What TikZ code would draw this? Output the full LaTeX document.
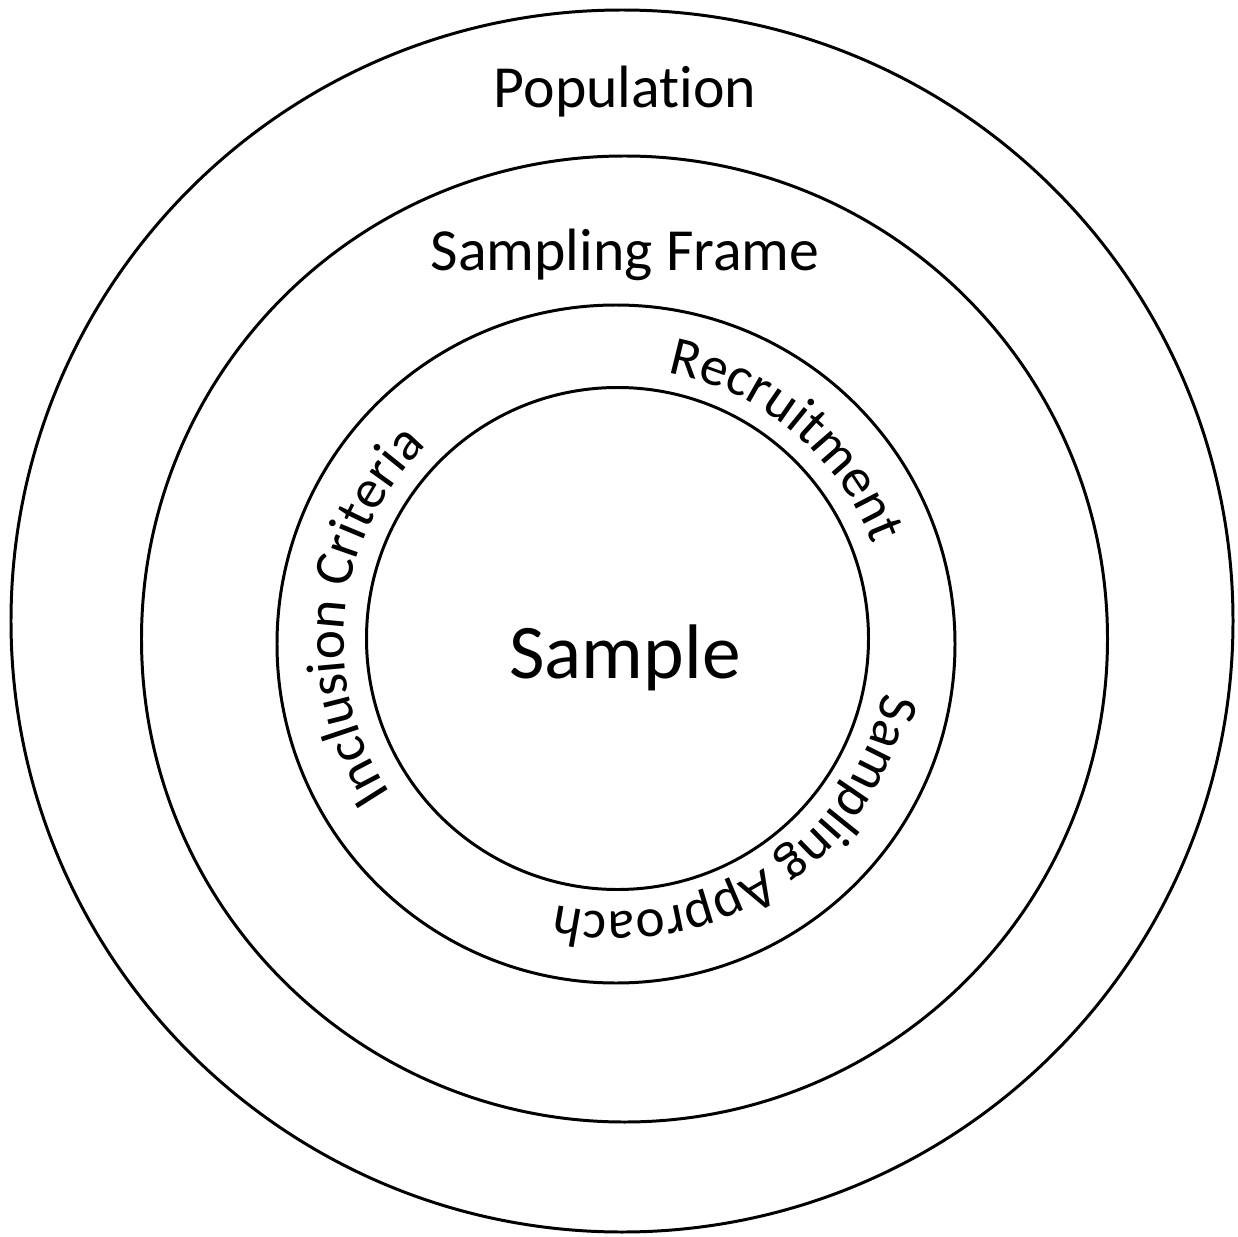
\documentclass[tikz,border=0pt]{standalone}
\usepackage{fontspec}
\setmainfont{Carlito}[Ligatures=NoCommon]
\usetikzlibrary{decorations.text}

\newcommand\ringfont{\fontsize{31.5}{37}\selectfont}
\newcommand\titlefont{\fontsize{34}{40}\selectfont}
\newcommand\corefont{\fontsize{44}{52}\selectfont}

\tikzset{
  ring/.style={draw, line width=1.7pt},
  ringtext/.style={decorate, decoration={text along path, text={|\ringfont|#1}, text align=center}}
}

\begin{document}
\begin{tikzpicture}[x=0.02cm, y=0.02cm]
  \useasboundingbox (0,0) rectangle (1238,-1237);

  % circle centres
  \coordinate (cpop) at (622,-621);
  \coordinate (cframe) at (624.5,-639);
  \coordinate (cband) at (616,-644);
  \coordinate (csample) at (617.5,-638.5);
  \coordinate (ctext) at (617,-641);

  \draw[ring] (cpop) circle[radius=611];
  \draw[ring] (cframe) circle[radius=483];
  \draw[ring] (cband) circle[radius=339];
  \draw[ring] (csample) circle[radius=251];

  \node[anchor=base] (pop) at (625,-108) {\titlefont Population};
  \node[anchor=base] (frame) at (625,-270) {\titlefont Sampling Frame};
  \node[anchor=base] (sample) at (625,-678) {\corefont Sample};

  % texts round the band
  \path[ringtext=Recruitment] (ctext) ++(110:273) arc[start angle=110, end angle=-10, radius=273];
  \path[ringtext=Inclusion Criteria] (ctext) ++(234:273) arc[start angle=234, end angle=114, radius=273];
  \path[ringtext=Sampling Approach] (ctext) ++(3:271) arc[start angle=3, end angle=-117, radius=271];
\end{tikzpicture}
\end{document}
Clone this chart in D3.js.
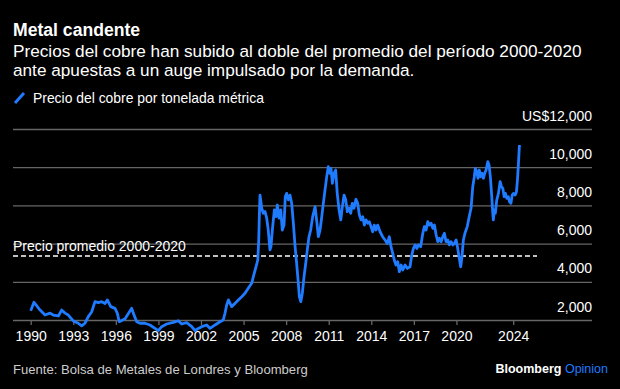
<!DOCTYPE html>
<html>
<head>
<meta charset="utf-8">
<script src="https://cdn.jsdelivr.net/npm/d3@7"></script>
<style>
  html, body { margin: 0; padding: 0; background: #000; }
  svg { display: block; font-family: "Liberation Sans", Arial, sans-serif; }
</style>
</head>
<body>
<svg width="620" height="389"></svg>
<script>
// Precio del cobre (US$/t)
const fechas = [
  1990.00, 1990.23, 1990.66, 1991.01, 1991.36, 1991.59, 1991.95, 1992.18, 1992.42, 1992.65,
  1993.00, 1993.35, 1993.59, 1993.82, 1994.06, 1994.30, 1994.53, 1994.76, 1995.00, 1995.24,
  1995.40, 1995.64, 1995.94, 1996.10, 1996.24, 1996.65, 1997.12, 1997.23, 1997.47, 1997.70,
  1998.05, 1998.40, 1998.76, 1998.99, 1999.23, 1999.58, 2000.05, 2000.40, 2000.64, 2000.99,
  2001.35, 2001.58, 2001.81, 2002.05, 2002.40, 2002.64, 2002.99, 2003.34, 2003.57, 2003.69,
  2003.81, 2003.93, 2004.16, 2004.40, 2004.63, 2004.87, 2005.10, 2005.33, 2005.57, 2005.69,
  2005.88, 2006.00, 2006.07, 2006.11, 2006.16, 2006.28, 2006.39, 2006.51, 2006.63, 2006.74,
  2006.86, 2006.93, 2007.05, 2007.17, 2007.29, 2007.38, 2007.50, 2007.62, 2007.73, 2007.85,
  2007.94, 2008.04, 2008.16, 2008.27, 2008.39, 2008.51, 2008.63, 2008.74, 2008.86, 2008.93,
  2009.03, 2009.14, 2009.26, 2009.38, 2009.49, 2009.61, 2009.73, 2009.87, 2010.04, 2010.16,
  2010.27, 2010.39, 2010.51, 2010.62, 2010.74, 2010.86, 2010.97, 2011.09, 2011.16, 2011.26,
  2011.37, 2011.49, 2011.60, 2011.73, 2011.85, 2011.96, 2012.08, 2012.20, 2012.31, 2012.43,
  2012.55, 2012.66, 2012.78, 2012.92, 2013.04, 2013.16, 2013.28, 2013.40, 2013.51, 2013.63,
  2013.75, 2013.86, 2013.98, 2014.10, 2014.21, 2014.33, 2014.45, 2014.62, 2014.80, 2014.97,
  2015.13, 2015.27, 2015.39, 2015.51, 2015.62, 2015.74, 2015.86, 2015.98, 2016.10, 2016.22,
  2016.38, 2016.54, 2016.73, 2016.85, 2016.97, 2017.09, 2017.21, 2017.32, 2017.48, 2017.63,
  2017.74, 2017.86, 2017.98, 2018.10, 2018.22, 2018.34, 2018.45, 2018.57, 2018.69, 2018.80,
  2018.92, 2019.04, 2019.15, 2019.27, 2019.39, 2019.50, 2019.62, 2019.74, 2019.86, 2019.98,
  2020.07, 2020.20, 2020.30, 2020.39, 2020.49, 2020.60, 2020.76, 2020.90, 2021.03, 2021.15,
  2021.26, 2021.33, 2021.43, 2021.52, 2021.61, 2021.71, 2021.80, 2021.90, 2022.00, 2022.09,
  2022.21, 2022.30, 2022.39, 2022.49, 2022.56, 2022.60, 2022.67, 2022.74, 2022.84, 2022.96,
  2023.08, 2023.17, 2023.27, 2023.36, 2023.45, 2023.55, 2023.65, 2023.74, 2023.84, 2023.93,
  2024.02, 2024.14, 2024.23, 2024.30, 2024.37, 2024.44
];
const precios = [
  2490, 2930, 2520, 2260, 2360, 2260, 2210, 2520, 2360, 2260,
  1950, 1830, 1690, 1830, 2175, 2430, 2960, 2910, 2960, 2860,
  3050, 2700, 2610, 2360, 1910, 2070, 2610, 2360, 1910, 1830,
  1830, 1740, 1560, 1440, 1650, 1790, 1880, 1960, 1790, 1860,
  1650, 1440, 1560, 1650, 1740, 1560, 1740, 1910, 2000, 2350,
  2790, 3050, 2700, 2870, 3050, 3220, 3400, 3660, 3920, 4270,
  4790, 5140, 6190, 7410, 8540, 7850, 7590, 7680, 7330, 6710,
  5670, 5840, 6890, 7760, 7410, 8020, 7330, 7760, 6710, 6970,
  8460, 8630, 8290, 8540, 8110, 7060, 5840, 4970, 3920, 3220,
  2960, 3400, 4270, 4970, 5670, 6360, 6710, 7410, 7930, 7150,
  6360, 6710, 7410, 8110, 8810, 9500, 10030, 9680, 9940, 9160,
  9680, 9850, 8630, 7760, 7240, 7930, 8540, 8290, 7670, 7850,
  7590, 8110, 7850, 8320, 8110, 7500, 7240, 7410, 6970, 7240,
  7070, 7150, 6890, 6620, 6970, 6710, 6970, 6620, 6360, 6190,
  6010, 6360, 5840, 5490, 5140, 4880, 5050, 4530, 4880, 4620,
  4880, 4700, 4790, 5400, 5750, 5930, 5750, 5930, 5840, 6540,
  6890, 6710, 7150, 6970, 7060, 6800, 6970, 6450, 6100, 6280,
  6100, 6360, 6540, 6100, 6190, 5930, 6100, 5930, 6010, 6190,
  5840, 5230, 4790, 5310, 6190, 6540, 6890, 7410, 7850, 8980,
  9500, 9940, 9770, 9420, 9850, 9500, 9680, 9420, 9700, 9850,
  10290, 10110, 9500, 8460, 7590, 7240, 7760, 7590, 8280, 8630,
  9240, 8980, 8890, 8460, 8630, 8370, 8460, 8190, 8110, 8540,
  8630, 8540, 8720, 9330, 10200, 11160
];
const promedio = 5350;
const anosEje = [1990, 1993, 1996, 1999, 2002, 2005, 2008, 2011, 2014, 2017, 2020, 2024];
const valoresEje = [2000, 4000, 6000, 8000, 10000, 12000];

const svg = d3.select("svg");
const azul = "#1f7bff";
const gris = "#666";

const x = d3.scaleLinear().domain([1990, 2024]).range([30.7, 513.2]);
const y = d3.scaleLinear().domain([2000, 12000]).range([320, 129]);

// textos
svg.append("text").attr("x", 13).attr("y", 36)
    .attr("fill", "#fff").attr("font-size", 17.6).attr("font-weight", "bold")
    .text("Metal candente");
svg.append("text").attr("x", 13).attr("y", 57)
    .attr("fill", "#fff").attr("font-size", 17.2)
    .text("Precios del cobre han subido al doble del promedio del período 2000-2020");
svg.append("text").attr("x", 13).attr("y", 76)
    .attr("fill", "#fff").attr("font-size", 17.2)
    .text("ante apuestas a un auge impulsado por la demanda.");

svg.append("line").attr("x1", 15).attr("y1", 103).attr("x2", 24).attr("y2", 93)
    .attr("stroke", azul).attr("stroke-width", 3);
svg.append("text").attr("x", 33).attr("y", 103)
    .attr("fill", "#fff").attr("font-size", 13.9)
    .text("Precio del cobre por tonelada métrica");

// eje y con rejilla
const gy = svg.append("g")
    .attr("transform", "translate(592,0)")
    .call(d3.axisLeft(y).tickValues(valoresEje).tickSize(579)
        .tickFormat(d => d === 12000 ? "US$12,000" : d3.format(",")(d)));
gy.select(".domain").remove();
gy.selectAll(".tick line").attr("stroke", gris).attr("stroke-width", 1.3);
gy.selectAll(".tick text")
    .attr("x", 0).attr("dy", -9).attr("text-anchor", "end")
    .attr("fill", "#fff").attr("font-size", 14).attr("font-family", null);

// eje x
const gx = svg.append("g")
    .attr("transform", "translate(0,320)")
    .call(d3.axisBottom(x).tickValues(anosEje).tickSize(5).tickPadding(6).tickFormat(d3.format("d")));
gx.select(".domain").remove();
gx.selectAll(".tick line").attr("stroke", gris).attr("stroke-width", 1.3);
gx.selectAll(".tick text").attr("fill", "#fff").attr("font-size", 14).attr("font-family", null);

// promedio 2000-2020
svg.append("line")
    .attr("x1", 13).attr("x2", 537)
    .attr("y1", y(promedio)).attr("y2", y(promedio))
    .attr("stroke", "#fff").attr("stroke-width", 1.5).attr("stroke-dasharray", "5,3");
svg.append("text").attr("x", 13).attr("y", y(promedio) - 5)
    .attr("fill", "#fff").attr("font-size", 14)
    .text("Precio promedio 2000-2020");

// serie
const linea = d3.line()
    .x((d, i) => x(fechas[i]))
    .y(d => y(d));
svg.append("path")
    .datum(precios)
    .attr("d", linea)
    .attr("fill", "none")
    .attr("stroke", azul)
    .attr("stroke-width", 2.8)
    .attr("stroke-linejoin", "round");

// pie
svg.append("text").attr("x", 13).attr("y", 374)
    .attr("fill", "#ccc").attr("font-size", 13.1)
    .text("Fuente: Bolsa de Metales de Londres y Bloomberg");
const marca = svg.append("text").attr("x", 608).attr("y", 373)
    .attr("text-anchor", "end").attr("font-size", 12.5);
marca.append("tspan").attr("fill", "#fff").attr("font-weight", "bold").text("Bloomberg ");
marca.append("tspan").attr("fill", azul).text("Opinion");
</script>
</body>
</html>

————

= YOUR TASK =
Write out exactly the opening lines of the data, stopping after the line that holds "(sample) at (625,-678)". Exclude pictures.

= COMPLETE RESPONSE =
What TikZ code would draw this? Output the full LaTeX document.
\documentclass[tikz,border=0pt]{standalone}
\usepackage{fontspec}
\setmainfont{Carlito}[Ligatures=NoCommon]
\usetikzlibrary{decorations.text}

\newcommand\ringfont{\fontsize{31.5}{37}\selectfont}
\newcommand\titlefont{\fontsize{34}{40}\selectfont}
\newcommand\corefont{\fontsize{44}{52}\selectfont}

\tikzset{
  ring/.style={draw, line width=1.7pt},
  ringtext/.style={decorate, decoration={text along path, text={|\ringfont|#1}, text align=center}}
}

\begin{document}
\begin{tikzpicture}[x=0.02cm, y=0.02cm]
  \useasboundingbox (0,0) rectangle (1238,-1237);

  % circle centres
  \coordinate (cpop) at (622,-621);
  \coordinate (cframe) at (624.5,-639);
  \coordinate (cband) at (616,-644);
  \coordinate (csample) at (617.5,-638.5);
  \coordinate (ctext) at (617,-641);

  \draw[ring] (cpop) circle[radius=611];
  \draw[ring] (cframe) circle[radius=483];
  \draw[ring] (cband) circle[radius=339];
  \draw[ring] (csample) circle[radius=251];

  \node[anchor=base] (pop) at (625,-108) {\titlefont Population};
  \node[anchor=base] (frame) at (625,-270) {\titlefont Sampling Frame};
  \node[anchor=base] (sample) at (625,-678) {\corefont Sample};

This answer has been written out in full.